The Rift Within
Why Resentment Builds and How to Rewrite the Story
The Rift, the Resentment, and the Rune You Need Right Now
You know that feeling? That silent ache that builds in the background. That tension between what you want to say — and what you swallow. That’s The Rift.
It’s not always loud. Sometimes it’s the absence of something: of being seen, heard, understood.
The Rift is the quiet split between head and heart, logic and intuition, intellect and emotion. It’s grief… that didn’t ask for permission.
As Gary Zukav and Linda Francis once wrote:
“Some do not know that they are grieving, even when sorrow is the only sun that rises for them in the morning.”
Most people think they feel emotions only when they explode. But the truth?
Resentment is grief that never got a name.
What Is Resentment Really?
Resentment is a slow-drip cocktail: anger + disappointment + powerlessness served daily. Silently. Unconsciously.
As psychologist Magali Josefina Villalobo puts it:
Resentment forms when we feel unable to respond to a mistreatment, humiliation, or injustice. Left to simmer, it turns into a thirst for justice. Sometimes revenge. Always rupture.
Why It Matters
Resentment isn’t “just a feeling.” Left unacknowledged, it corrodes:
Your creativity
Your self-worth
Your capacity for intimacy
Your trust in yourself, and in others
But here’s the pivot: When acknowledged, resentment becomes a compass. It points you to the unmet needs, the hard conversations, the healing you’ve avoided.
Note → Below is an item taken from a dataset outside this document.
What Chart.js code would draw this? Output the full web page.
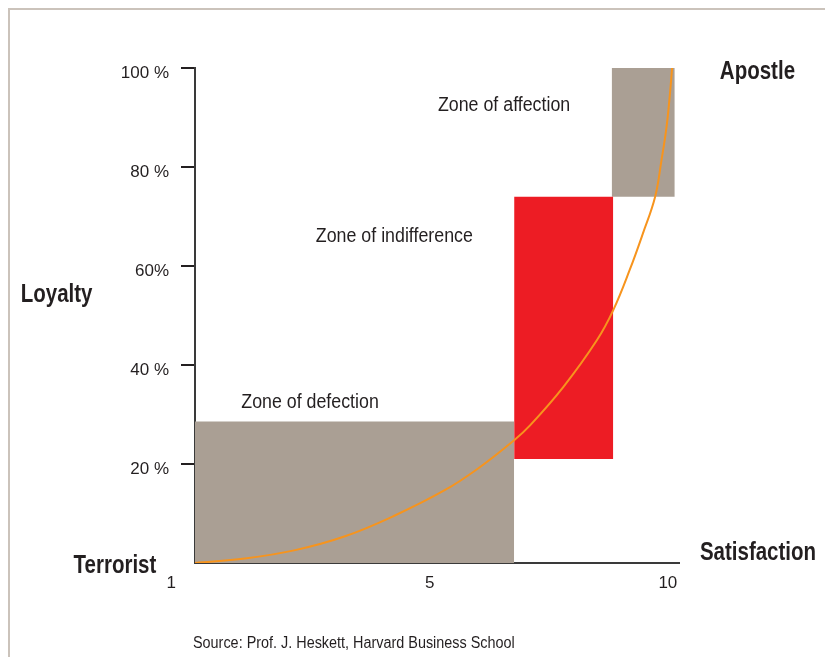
<!DOCTYPE html>
<html>
<head>
<meta charset="utf-8">
<script src="https://cdn.jsdelivr.net/npm/chart.js@4.4.0/dist/chart.umd.min.js"></script>
<style>
  html, body { margin: 0; padding: 0; background: #fff; }
  #wrap { position: relative; width: 825px; height: 657px; overflow: hidden; }
  #frame { position: absolute; left: 8px; top: 8px; width: 830px; height: 660px;
           border-top: 2px solid #cbc3bb; border-left: 2px solid #cbc3bb; pointer-events: none; }
  canvas { position: absolute; left: 0; top: 0; }
</style>
</head>
<body>
<div id="wrap">
  <canvas id="loyaltyChart" width="825" height="657"></canvas>
  <div id="frame"></div>
</div>
<script>
// satisfaction (x) vs loyalty % (y)
const curveX = [1, 1.94, 2.89, 3.83, 4.77, 5.71, 6.34, 7.02, 7.32, 7.95, 8.58, 8.89, 9.20, 9.45, 9.68, 9.80, 9.895, 9.96, 10];
const curveY = [0, 0.9, 2.6, 5.4, 9.6, 14.7, 19.1, 24.8, 27.8, 35.6, 45.0, 51.1, 59.2, 66.6, 74, 81.4, 88.1, 94.9, 100];

const zoneNames = ['Zone of defection', 'Zone of indifference', 'Zone of affection'];
const zoneFrom = [1, 7.02, 8.86];
const zoneTo = [7.02, 8.89, 10.05];
const zoneLow = [0, 21, 74];
const zoneHigh = [28.6, 74, 100];

const yTickValues = [0, 20, 40, 60, 80, 100];
const yTickLabels = ['', '20 %', '40 %', '60%', '80 %', '100 %'];
const xTickLabels = ['1', '5', '10'];
const xTickValues = [0.55, 5.43, 9.92];

const axisWords = ['Apostle', 'Loyalty', 'Terrorist', 'Satisfaction'];
const sourceNote = 'Source: Prof. J. Heskett, Harvard Business School';

const ink = '#231f20';
const zoneColors = ['#aa9f94', '#ed1c24', '#aa9f94'];
const sans = '"Liberation Sans", Arial, sans-serif';

// where the loose words sit, in chart values
const zoneLabelAt = [[3.17, 32.5], [4.76, 65.9], [6.83, 92.5]];
const axisWordAt = [[11.61, 99.2], [-1.61, 54.1], [-0.51, -0.6], [11.62, 2.0]];

// squeeze text sideways, the original uses a condensed face
function squeezed(ctx, text, x, y, sx) {
  ctx.save();
  ctx.translate(x, y);
  ctx.scale(sx, 1);
  ctx.fillText(text, 0, 0);
  ctx.restore();
}

const textPlugin = {
  id: 'textPlugin',
  afterDraw(chart) {
    const ctx = chart.ctx;
    const xs = chart.scales.x, ys = chart.scales.y;
    ctx.save();
    ctx.fillStyle = ink;
    ctx.textAlign = 'center';
    ctx.textBaseline = 'middle';
    ctx.font = '20px ' + sans;
    zoneNames.forEach((t, i) => {
      squeezed(ctx, t, xs.getPixelForValue(zoneLabelAt[i][0]), ys.getPixelForValue(zoneLabelAt[i][1]), 0.89);
    });
    ctx.font = 'bold 25px ' + sans;
    axisWords.forEach((t, i) => {
      squeezed(ctx, t, xs.getPixelForValue(axisWordAt[i][0]), ys.getPixelForValue(axisWordAt[i][1]), 0.82);
    });
    ctx.font = '16px ' + sans;
    ctx.textAlign = 'left';
    squeezed(ctx, sourceNote, 193, 644, 0.9);
    ctx.restore();
  }
};

const datasets = [{
  label: 'Loyalty',
  data: curveX.map((x, i) => ({x: x, y: curveY[i]})),
  showLine: true,
  borderColor: '#f7941d',
  borderWidth: 2,
  pointRadius: 0,
  tension: 0.4,
  fill: false,
  order: 0
}];

zoneNames.forEach((name, i) => {
  datasets.push({
    label: name,
    data: [{x: zoneFrom[i], y: zoneHigh[i]}, {x: zoneTo[i], y: zoneHigh[i]}],
    showLine: true,
    borderColor: 'rgba(0,0,0,0)',
    backgroundColor: zoneColors[i],
    pointRadius: 0,
    fill: {value: zoneLow[i]},
    order: 1
  });
});

new Chart(document.getElementById('loyaltyChart').getContext('2d'), {
  type: 'scatter',
  data: { datasets: datasets },
  plugins: [textPlugin],
  options: {
    responsive: false,
    animation: false,
    layout: { padding: { left: 0, top: 68, right: 146, bottom: 0 } },
    plugins: {
      legend: { display: false },
      tooltip: { enabled: false }
    },
    scales: {
      x: {
        type: 'linear',
        min: 1,
        max: 10.13,
        z: 1,
        afterFit: s => { s.height = 94; },
        afterBuildTicks: s => { s.ticks = xTickValues.map(v => ({value: v})); },
        grid: { display: false, drawTicks: false },
        border: { display: true, color: '#3a3a3a', width: 2 },
        ticks: {
          autoSkip: false,
          maxRotation: 0,
          padding: 10,
          color: ink,
          font: { family: sans, size: 17 },
          callback: (v, i) => xTickLabels[i]
        }
      },
      y: {
        min: 0,
        max: 100,
        z: 1,
        afterFit: s => { s.width = 195; },
        afterBuildTicks: s => { s.ticks = yTickValues.map(v => ({value: v})); },
        grid: {
          drawOnChartArea: false,
          tickLength: 14,
          lineWidth: 2,
          tickColor: c => (c.tick && c.tick.value === 0) ? 'rgba(0,0,0,0)' : ink
        },
        border: { display: true, color: '#3a3a3a', width: 2 },
        ticks: {
          padding: 12,
          labelOffset: 5,
          color: ink,
          font: { family: sans, size: 17 },
          callback: (v, i) => yTickLabels[i]
        }
      }
    }
  }
});
</script>
</body>
</html>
It starts with silence. It ends in self-betrayal.
How Resentment Shows Up (Without Saying a Word)
In Relationships:
Scorekeeping: “I always do more.”
Emotional shutdown: giving less, because giving more feels like losing.
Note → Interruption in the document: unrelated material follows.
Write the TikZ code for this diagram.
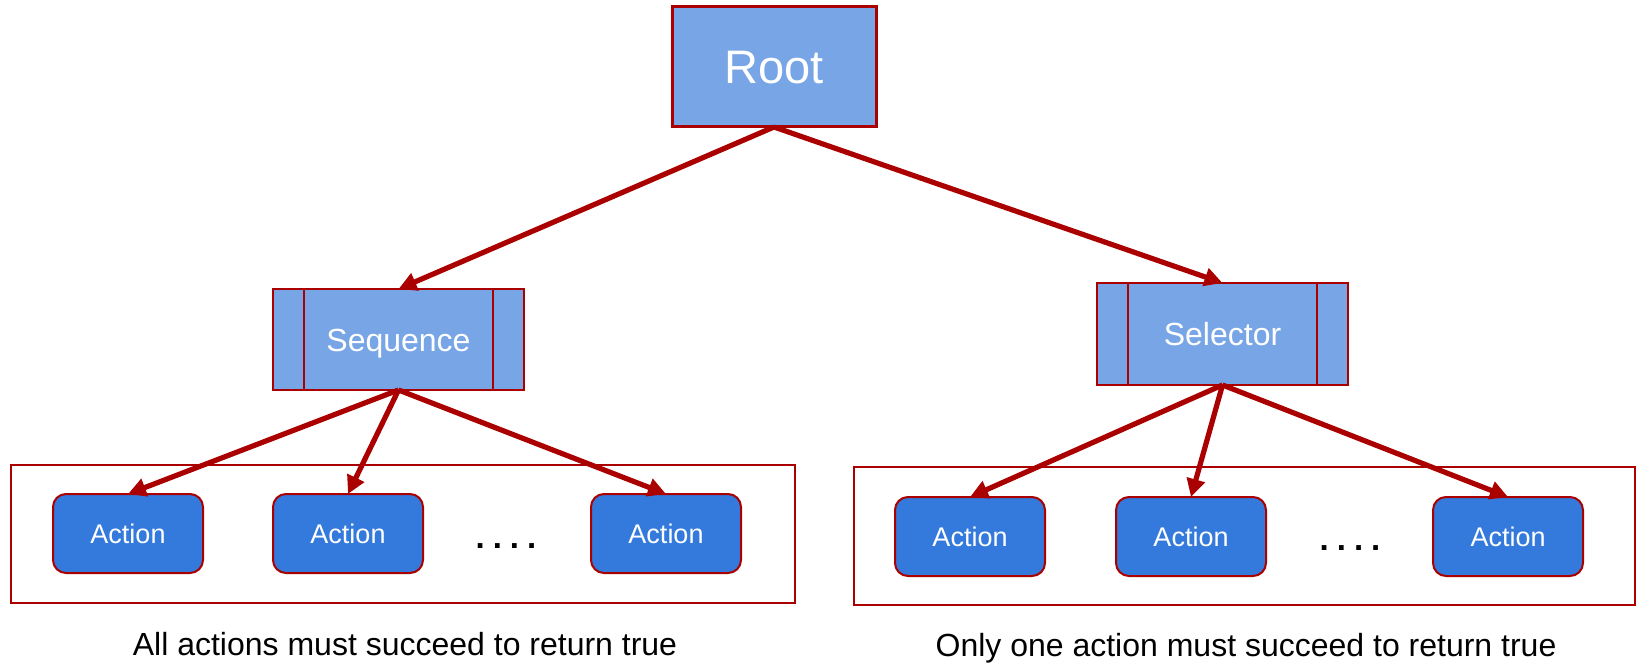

Escapist fantasies: “Life would be easier without them.”
Unspoken expectations: “If they loved me, they’d just know.”
At Work:
Sarcasm and micro-withholding
Quiet quitting, without ever calling it that
Chronic venting with zero solution-seeking
Obsessing over fairness: pay, praise, promotions
In Families:
The martyr: “I do everything around here.”
Tension masked as tradition: jokes that sting, dinners that drain
Emotional debt: “They should know what I need” — but no one says it aloud
In Friendships:
Feeling invisible after they miss a milestone
Jabs that pretend to be jokes
Cancelling last minute… just to send a message
So, Now What?
You’ve heard: “She just left.” Or “He ghosted after 10 years.”
But the truth is — we leave long before we go. We disappear emotionally before we ever walk out the door.
Is it them? Is it you? Is it culture? Pressure? Unmet needs? Yes. All of it.
But mostly, it’s the story underneath — unspoken, unexamined.
Practices That Create Shift
✨ Check in with yourself: → “What do I wish they knew?” → “Where am I overgiving?”
✨ Name it with courage: → “I’ve been holding something that’s affecting how I show up.”
✨ Be gently honest: → “I’ve felt distant. Can we talk?”
✨ Recalibrate or release: → Can this be repaired? Or do I need to let go?
✨ Use ‘I’ language: → “I feel unseen when…” instead of “You never…”
✨ Rebuild trust with consistency: → Small consistent acts restore what resentment erodes.
✨ Seek support: → Talk it out. With a coach. A therapist. A wise friend. You’re not meant to hold all of this alone.
Final Thoughts
Resentment doesn’t mean you’re weak. It means a sacred part of you has gone unseen for too long.
Not every relationship is meant to last. But every aligned one is built on truth.
So speak it. Draw the line. Reclaim your story.
Because the future doesn’t wait for the perfect time. It moves with the clear. The brave. The willing.